What makes the noise on the DCs? Airflow at the intake? Blower operation? The filter? Airflow thru the hoses? If you could sound proof just part of your system, which part would make the biggest difference?


----------



## pvechart (Dec 14, 2011)

I believe it's the fan. The fan blade tips pass by the square outlet and create the blade pass frequency and harmonics.


----------



## rrich (Jun 24, 2009)

I have a Jet. The 1100 CFM model with bags. The bags are the Penn State replacement bags at 1 micron. I always wear Peltor ear muffs in the shop. Putting the muffs on and off as needed. With the muffs off, I don't find the DC noise objectionable. The noise that I hear is the motor running the impeller. 

Not exactly scientific but the best I got.


----------



## SteveEl (Sep 7, 2010)

rrich said:


> I always wear Peltor ear muffs in the shop.

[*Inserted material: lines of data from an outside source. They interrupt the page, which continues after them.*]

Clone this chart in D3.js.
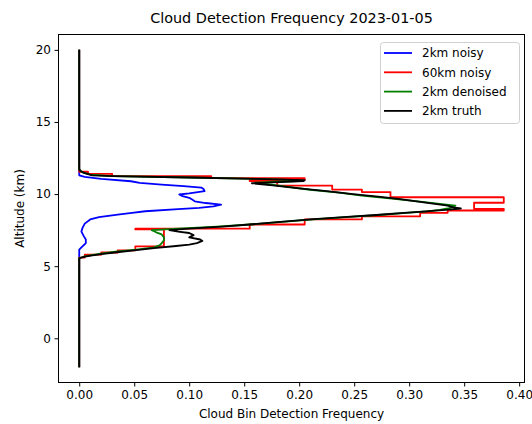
<!DOCTYPE html>
<html>
<head>
<meta charset="utf-8">
<script src="https://cdn.jsdelivr.net/npm/d3@7"></script>
<style>
  body { margin: 0; background: #fff; }
  svg { display: block; font-family: "DejaVu Sans", sans-serif; }
</style>
</head>
<body>
<svg id="chart" width="532" height="424"></svg>
<script>
// chart data
const xTicks = [0, 0.05, 0.1, 0.15, 0.2, 0.25, 0.3, 0.35, 0.4];
const yTicks = [0, 5, 10, 15, 20];

// 2km noisy
const blueAlt = [-2, 6.15, 6.3, 6.6, 6.85, 7.1, 7.4, 7.66, 7.95, 8.24, 8.4, 8.58, 8.7, 8.81, 8.95, 9.05, 9.15, 9.27, 9.38, 9.5, 9.6, 9.74, 9.85, 9.97, 10.05, 10.2, 10.35, 10.45, 10.55, 10.65, 10.78, 10.89, 11.05, 11.2, 11.3, 20];
const blueFreq = [0, 0, 0.002, 0.006, 0.006, 0.004, 0.002, 0.003, 0.005, 0.01, 0.018, 0.035, 0.048, 0.06, 0.09, 0.109, 0.122, 0.129, 0.115, 0.105, 0.103, 0.1, 0.094, 0.091, 0.1, 0.114, 0.113, 0.111, 0.095, 0.075, 0.055, 0.047, 0.02, 0.005, 0, 0];

// 60km noisy (piecewise constant in altitude)
const redAlt = [-2, 5.6, 5.8, 5.95, 6.1, 6.38, 7.55, 7.6, 7.89, 8.24, 8.46, 8.7, 8.86, 8.98, 9.4, 9.78, 10.14, 10.31, 10.59, 10.9, 10.97, 11.1, 11.25, 11.4, 11.55, 20];
const redFreq = [0, 0.005, 0.02, 0.035, 0.051, 0.077, 0.051, 0.155, 0.205, 0.257, 0.31, 0.335, 0.386, 0.359, 0.386, 0.283, 0.257, 0.23, 0.18, 0.155, 0.205, 0.12, 0.03, 0.008, 0, 0];

// 2km denoised
const greenAlt = [-2, 5.55, 5.7, 5.85, 6.0, 6.15, 6.3, 6.45, 6.6, 6.8, 7.0, 7.2, 7.35, 7.5, 7.6, 7.75, 7.89, 8.05, 8.24, 8.4, 8.55, 8.7, 8.8, 8.9, 9.0, 9.1, 9.2, 9.3, 9.5, 9.7, 9.9, 10.1, 10.3, 10.5, 10.7, 10.8, 10.9, 10.97, 11.05, 11.15, 11.25, 11.35, 11.5, 11.7, 20];
const greenFreq = [0, 0, 0.006, 0.018, 0.033, 0.052, 0.068, 0.073, 0.075, 0.077, 0.077, 0.075, 0.07, 0.066, 0.09, 0.125, 0.155, 0.182, 0.213, 0.243, 0.272, 0.298, 0.316, 0.328, 0.335, 0.34, 0.342, 0.33, 0.308, 0.282, 0.257, 0.236, 0.21, 0.19, 0.17, 0.16, 0.2, 0.2, 0.16, 0.1, 0.03, 0.01, 0.003, 0, 0];

// 2km truth
const blackAlt = [-2, 5.55, 5.65, 5.75, 5.85, 5.95, 6.1, 6.25, 6.4, 6.5, 6.6, 6.75, 6.85, 7.0, 7.15, 7.3, 7.4, 7.5, 7.6, 7.75, 7.89, 8.05, 8.24, 8.4, 8.55, 8.7, 8.8, 8.9, 9.0, 9.08, 9.2, 9.4, 9.67, 9.8, 10.0, 10.2, 10.4, 10.6, 10.75, 10.8, 10.9, 10.97, 11.05, 11.15, 11.25, 11.3, 11.45, 11.6, 11.75, 20];
const blackFreq = [0, 0, 0.004, 0.012, 0.022, 0.032, 0.05, 0.068, 0.088, 0.1, 0.107, 0.112, 0.11, 0.1, 0.104, 0.1, 0.09, 0.082, 0.1, 0.13, 0.155, 0.18, 0.21, 0.24, 0.27, 0.295, 0.315, 0.333, 0.347, 0.34, 0.335, 0.315, 0.29, 0.274, 0.249, 0.225, 0.2, 0.176, 0.157, 0.17, 0.204, 0.205, 0.16, 0.1, 0.03, 0.012, 0.005, 0.001, 0, 0];

const seriesNames = ["2km noisy", "60km noisy", "2km denoised", "2km truth"];
const seriesColors = ["#0000ff", "#ff0000", "#008000", "#000000"];

const W = 532, H = 424;
const margin = { left: 58, right: 7, top: 34, bottom: 41 };
const svg = d3.select("#chart");

const series = [
  { alt: blueAlt, freq: blueFreq, step: false },
  { alt: redAlt, freq: redFreq, step: true },
  { alt: greenAlt, freq: greenFreq, step: false },
  { alt: blackAlt, freq: blackFreq, step: false }
].map((s, i) => ({
  name: seriesNames[i],
  color: seriesColors[i],
  step: s.step,
  points: s.alt.map((a, j) => ({ a: a, f: s.freq[j] }))
}));

// matplotlib-style 5% padding
const allF = series.flatMap(s => s.points.map(p => p.f));
const allA = series.flatMap(s => s.points.map(p => p.a));
const fMin = d3.min(allF), fMax = d3.max(allF);
const aMin = d3.min(allA), aMax = d3.max(allA);
const fPad = (fMax - fMin) * 0.05, aPad = (aMax - aMin) * 0.05;

const x = d3.scaleLinear()
  .domain([fMin - fPad, fMax + fPad])
  .range([margin.left, W - margin.right]);
const y = d3.scaleLinear()
  .domain([aMin - aPad, aMax + aPad])
  .range([H - margin.bottom, margin.top]);

svg.append("clipPath").attr("id", "plotclip")
  .append("rect")
  .attr("x", margin.left).attr("y", margin.top)
  .attr("width", W - margin.left - margin.right)
  .attr("height", H - margin.top - margin.bottom);

// lines
const plot = svg.append("g").attr("clip-path", "url(#plotclip)");
series.forEach(s => {
  const line = d3.line()
    .x(d => x(d.f))
    .y(d => y(d.a))
    .curve(s.step ? d3.curveStepBefore : d3.curveLinear);
  plot.append("path")
    .datum(s.points)
    .attr("fill", "none")
    .attr("stroke", s.color)
    .attr("stroke-width", 1.8)
    .attr("stroke-linejoin", "round")
    .attr("d", line);
});

// axes
const xAxis = svg.append("g")
  .attr("transform", `translate(0,${H - margin.bottom})`)
  .call(d3.axisBottom(x).tickValues(xTicks).tickFormat(d3.format(".2f")).tickSizeInner(3.5).tickSizeOuter(0).tickPadding(3.5));
const yAxis = svg.append("g")
  .attr("transform", `translate(${margin.left},0)`)
  .call(d3.axisLeft(y).tickValues(yTicks).tickFormat(d3.format("d")).tickSizeInner(3.5).tickSizeOuter(0).tickPadding(3.5));

[xAxis, yAxis].forEach(ax => {
  ax.select(".domain").remove();
  ax.selectAll(".tick line").attr("stroke", "#000").attr("stroke-width", 1);
  ax.selectAll(".tick text")
    .attr("fill", "#000")
    .style("font-family", "DejaVu Sans")
    .style("font-size", "12px");
});

// frame
svg.append("rect")
  .attr("x", margin.left + 0.5).attr("y", margin.top + 0.5)
  .attr("width", W - margin.left - margin.right - 1)
  .attr("height", H - margin.top - margin.bottom - 1)
  .attr("fill", "none")
  .attr("stroke", "#000")
  .attr("stroke-width", 1);

// title and labels
svg.append("text")
  .attr("x", (margin.left + W - margin.right) / 2)
  .attr("y", 23)
  .attr("text-anchor", "middle")
  .style("font-size", "14.4px")
  .text("Cloud Detection Frequency 2023-01-05");

svg.append("text")
  .attr("x", (margin.left + W - margin.right) / 2)
  .attr("y", 418)
  .attr("text-anchor", "middle")
  .style("font-size", "12px")
  .text("Cloud Bin Detection Frequency");

svg.append("text")
  .attr("transform", `translate(24,${(margin.top + H - margin.bottom) / 2}) rotate(-90)`)
  .attr("text-anchor", "middle")
  .style("font-size", "12px")
  .text("Altitude (km)");

// legend
const lg = svg.append("g").attr("transform", "translate(380,42)");
lg.append("rect")
  .attr("x", 0.5).attr("y", 0.5)
  .attr("width", 139).attr("height", 81)
  .attr("rx", 3)
  .attr("fill", "#fff").attr("fill-opacity", 0.8)
  .attr("stroke", "#d0d0d0");
series.forEach((s, i) => {
  const row = lg.append("g").attr("transform", `translate(0,${11 + i * 19.3})`);
  row.append("line")
    .attr("x1", 4).attr("x2", 32)
    .attr("stroke", s.color).attr("stroke-width", 1.8);
  row.append("text")
    .attr("x", 42).attr("y", 4.3)
    .style("font-size", "12px")
    .text(s.name);
});
</script>
</body>
</html>
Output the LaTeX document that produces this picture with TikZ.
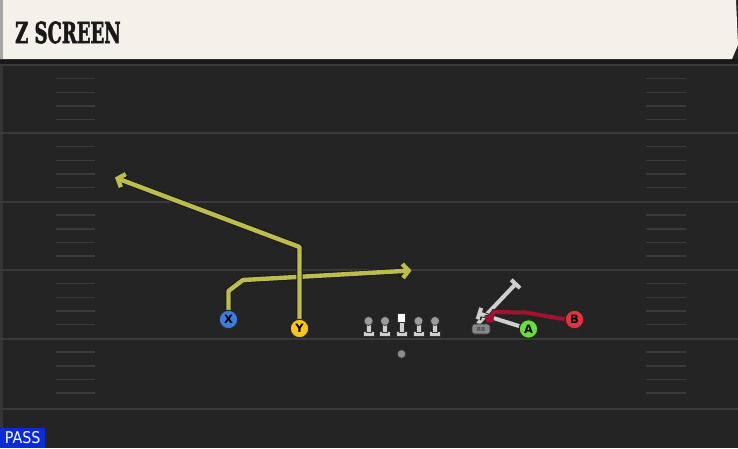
\documentclass[tikz,border=0pt]{standalone}
\usepackage{fontspec}
\usepackage{graphicx}
\usetikzlibrary{arrows.meta}
\newfontfamily\titlefont{DejaVu Serif}[UprightFont=* Bold,FakeBold=2.5]
\newfontfamily\labelfont{DejaVu Sans}
\definecolor{fieldbg}{HTML}{242424}
\definecolor{headerbg}{HTML}{F4F1EA}
\definecolor{yardline}{HTML}{3A3A3A}
\definecolor{hashline}{HTML}{3A3A3A}
\definecolor{routeyellow}{HTML}{BDBD4F}
\definecolor{xblue}{HTML}{3C7DDB}
\definecolor{yyellow}{HTML}{F7C51E}
\definecolor{agreen}{HTML}{6BDC3C}
\definecolor{bred}{HTML}{E0343F}
\definecolor{redroute}{HTML}{A3122E}
\definecolor{blockgrey}{HTML}{CFCFCF}
\definecolor{passblue}{HTML}{0B2BD9}
\pgfdeclarelayer{field}
\pgfdeclarelayer{routes}
\pgfsetlayers{field,routes,main}

\begin{document}
\begin{tikzpicture}[x=1pt,y=-1pt,
    player/.style={circle,draw=black!85,line width=1pt,minimum size=18.5pt,inner sep=0pt,
                   font=\labelfont\bfseries\fontsize{11.5}{11.5}\selectfont},
    route/.style={line width=4.4pt,draw=routeyellow,line join=round,
                  -{Straight Barb[length=6pt,width=14pt]},
                  preaction={draw=black!90,line width=6.2pt}},
    redpath/.style={line width=4pt,draw=redroute,line join=round,
                    -{Straight Barb[length=3pt,width=8pt]},
                    preaction={draw=black!85,line width=5.6pt}},
    block/.style={line width=4pt,draw=blockgrey,-{Bar[width=12pt]},
                  preaction={draw=black!85,line width=5.6pt}},
    olhead/.style={circle,fill=blockgrey!75!black,draw=black!80,line width=0.7pt,minimum size=9pt,inner sep=0pt},
    olbody/.style={fill=blockgrey,draw=black!80,line width=0.7pt}]
\useasboundingbox (0,0) rectangle (738,448);
\begin{pgfonlayer}{field}
\fill[fieldbg] (0,0) rectangle (738,448);
\fill[yardline!80!fieldbg] (0,59) rectangle (2.5,428);
\fill[black!90] (0,59) rectangle (738,64);
\foreach \y in {65,133,201.5,270,338.5,408.5}
    \draw[yardline,line width=2pt] (0,\y) -- (738,\y);
\foreach \y in {65,133,201.5,270,338.5}
    \foreach \k in {1,...,4} {
        \draw[hashline,line width=1.6pt] (56,\y+\k*13.65) -- (95,\y+\k*13.65);
        \draw[hashline,line width=1.6pt] (646,\y+\k*13.65) -- (686,\y+\k*13.65);
    }
\fill[headerbg] (0,0) -- (736,0) -- (738,45) -- (732,59) -- (0,59) -- cycle;
\fill[black!35] (0,0) rectangle (3,59);
\end{pgfonlayer}
\node[anchor=west,inner sep=0pt,text=black!90] (title) at (15,32.5)
    {\resizebox{105.5pt}{21.5pt}{\titlefont Z SCREEN}};

\coordinate (xbend) at (228.5,291);
\coordinate (xend) at (411.5,270.5);
\coordinate (ybend) at (299.5,247);
\coordinate (yend) at (115,177.5);
\coordinate (ablock) at (477.5,313);
\coordinate (rbblock) at (517,282.5);
\coordinate (bend) at (486.5,322.5);

\node[player,fill=xblue] (X) at (228.5,319.5) {X};
\node[player,fill=yyellow] (Y) at (299.5,328.5) {Y};
\node[player,fill=agreen] (A) at (528.5,329) {A};
\node[player,fill=bred] (B) at (574.5,319.5) {B};
\node[rectangle,rounded corners=2.5pt,fill=blockgrey!65!black,draw=black!80,line width=0.7pt,
      minimum width=18pt,minimum height=10pt,inner sep=0pt,
      font=\labelfont\bfseries\fontsize{5.5}{5.5}\selectfont,text=black!70] (RB) at (481,329) {RB};

\begin{pgfonlayer}{routes}
\draw[route] (X) -- (xbend) -- (243,280) -- (xend);
\draw[route] (Y) -- (ybend) -- (yend);
\draw[block] (RB.120) -- (rbblock);
\draw[block] (A) -- (ablock);
\draw[redpath] (B) -- (560,318.5) -- (540,315) -- (525,312.5) -- (494,312) -- (bend);
\end{pgfonlayer}

\foreach \x/\n in {368.5/lt,385/lg,418.5/rg,435/rt} {
    \filldraw[olbody] (\x-5.5,331.5) rectangle (\x+5.5,336.5);
    \filldraw[olbody] (\x-2.5,322) rectangle (\x+2.5,332);
    \node[olhead] (\n) at (\x,321) {};
}
\filldraw[olbody] (396,331.5) rectangle (407,336.5);
\filldraw[olbody] (399,321) rectangle (404,332);
\node[rectangle,fill=white,draw=black!80,line width=0.7pt,minimum size=8.5pt,inner sep=0pt] (C) at (401.5,318) {};
\node[circle,fill=black!45,draw=black!80,line width=0.7pt,minimum size=8.5pt,inner sep=0pt] (QB) at (401.5,354) {};

\node[anchor=south west,fill=passblue,minimum width=45pt,minimum height=20pt,inner sep=0pt,text=white] (pass) at (0,448)
    {\resizebox{35.5pt}{12pt}{\labelfont PASS}};
\end{tikzpicture}
\end{document}
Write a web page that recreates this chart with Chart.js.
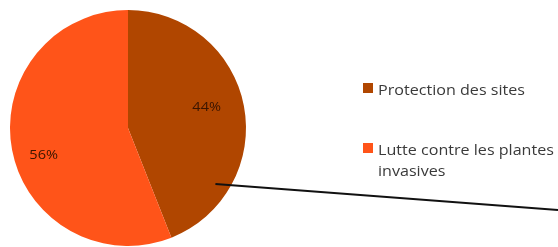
<!DOCTYPE html>
<html>
<head>
<meta charset="utf-8">
<script src="https://cdn.jsdelivr.net/npm/chart.js@4/dist/chart.umd.min.js"></script>
<style>
  html, body { margin: 0; padding: 0; background: #fff; }
  #pieChart { display: block; }
</style>
</head>
<body>
<canvas id="pieChart" width="558" height="247"></canvas>
<script>
    /*global Chart*/
    var categories = ["Protection des sites", "Lutte contre les plantes invasives"];
    var legendLines = [["Protection des sites"], ["Lutte contre les plantes", "invasives"]];
    var shares = [44, 56];
    var sliceColors = ["#b04600", "#ff5419"];

    // labels in the slices + custom legend + callout line
    var decorPlugin = {
        id: 'decor',
        afterDatasetsDraw: function (chart) {
            var ctx = chart.ctx;
            var arcs = chart.getDatasetMeta(0).data;
            var nudge = [[0.69, -0.07], [0.75, -0.12]];   // radius fraction, angle shift
            ctx.save();
            ctx.font = '13px "Open Sans", "Noto Sans", sans-serif';
            ctx.fillStyle = '#3a1500';
            ctx.textAlign = 'center';
            ctx.textBaseline = 'middle';
            arcs.forEach(function (arc, i) {
                var mid = (arc.startAngle + arc.endAngle) / 2 + nudge[i][1];
                var r = arc.outerRadius * nudge[i][0];
                var x = arc.x + Math.cos(mid) * r, y = arc.y + Math.sin(mid) * r;
                ctx.save();
                ctx.translate(x, y);
                ctx.scale(1.12, 1);
                ctx.fillText(shares[i] + '%', 0, 0);
                ctx.restore();
            });

            // legend
            var lx = 363, ly = [83, 143];
            ctx.textAlign = 'left';
            ctx.font = '14px "Open Sans", "Noto Sans", sans-serif';
            legendLines.forEach(function (lines, i) {
                ctx.fillStyle = sliceColors[i];
                ctx.fillRect(lx, ly[i], 10, 10);
                ctx.fillStyle = '#3a3a3a';
                lines.forEach(function (t, j) {
                    ctx.save();
                    ctx.translate(lx + 15, ly[i] + 8 + j * 21);
                    ctx.scale(1.15, 1);
                    ctx.fillText(t, 0, 0);
                    ctx.restore();
                });
            });

            // callout line from the brown slice
            var a = arcs[0];
            var ang = 0.57;
            var sx = a.x + Math.cos(ang) * a.outerRadius * 0.88;
            var sy = a.y + Math.sin(ang) * a.outerRadius * 0.88;
            ctx.strokeStyle = '#111';
            ctx.lineWidth = 2;
            ctx.beginPath();
            ctx.moveTo(sx, sy);
            ctx.lineTo(chart.width, 210);
            ctx.stroke();
            ctx.restore();
        }
    };

    var pieData = {
        labels: categories,
        datasets: [{
            data: shares,
            backgroundColor: sliceColors,
            borderWidth: 0
        }]
    };

    var pieOptions = {
        responsive: false,
        animation: false,
        layout: { padding: { left: 10, top: 10, right: 312, bottom: 1 } },
        plugins: {
            legend: { display: false },
            tooltip: { enabled: false }
        }
    };

    var ctx = document.getElementById("pieChart").getContext("2d");
    new Chart(ctx, {type: 'pie', data: pieData, options: pieOptions, plugins: [decorPlugin]});
</script>
</body>
</html>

I'm a Smith & Wesson man myself, and if I were in an outbuilding, that's what I'd do too. But in the basement of my old house, its just 3/4 T&G between me and the family on the floor above. Anything I can do to reduce noise make a win all the way around.


----------



## Jim Moe (Sep 18, 2011)

I know I am going to get crap from the Eco Freaks out there but here it goes anyway. Get rid of the dust bag and run it outside. It will help somewhat with the noise.


----------



## SteveEl (Sep 7, 2010)

Good idea, but with 5 foot setbacks from the property lines, it's only 10 feet to the neighbors' uninsulated house, and their regularly opened windows.


----------



## thegrgyle (Jan 11, 2011)

Steve,

What you could do is also put insulation between the floor joists, to help "insulate" the noise from the upstairs. I put R-11 (3") in my joists, before hanging my ceiling grid, and the system does a really good job of isolating a good deal of the noise from both areas. If I were to do it again, I would have used the 6" thick insulation, and made it that much better. I will also tell you this.... When I finish a basement for someone, the owners that opt for the insulation never regretted it.

Just a thought.....

Fabian


----------



## bobelliott (Feb 27, 2012)

*Dust Collector Muffler*

I installed a Dust Collector Muffler from Penstate industries on my Harbor freight DC and it reduced the noise by about half.


----------



## dbhost (Jan 28, 2008)

SteveEl said:


> I'm a Smith & Wesson man myself, and if I were in an outbuilding, that's what I'd do too. But in the basement of my old house, its just 3/4 T&G between me and the family on the floor above. Anything I can do to reduce noise make a win all the way around.


Winchester also sells some really nice ear muffs... Good and comfy with great noise reduction.

Have you considered insulating the floor between you and them to cut down the noise getting to the family?

It's not the DC my family hears, and my shop is in an attached garage with the DC parked against the common wall... it's the tools the DC pulls from... Especially the planer and jointer.


----------



## SteveEl (Sep 7, 2010)

It's a good idea, alright, but the toe bone is connected to the chin bone.... we won't decide about insulating the floor until we see how the heat/cold/humidity responds to a lot of other changes we're making.


----------



## rrbrown (Feb 15, 2009)

SteveEl said:


> Good idea, but with 5 foot setbacks from the property lines, it's only 10 feet to the neighbors' uninsulated house, and their regularly opened windows.


Well that would suck for them then.:laughing::laughing::laughing:


----------



## rrbrown (Feb 15, 2009)

I'd say the impeller/motor is the noisiest. The insulating upstairs floor sound good.:thumbsup:


----------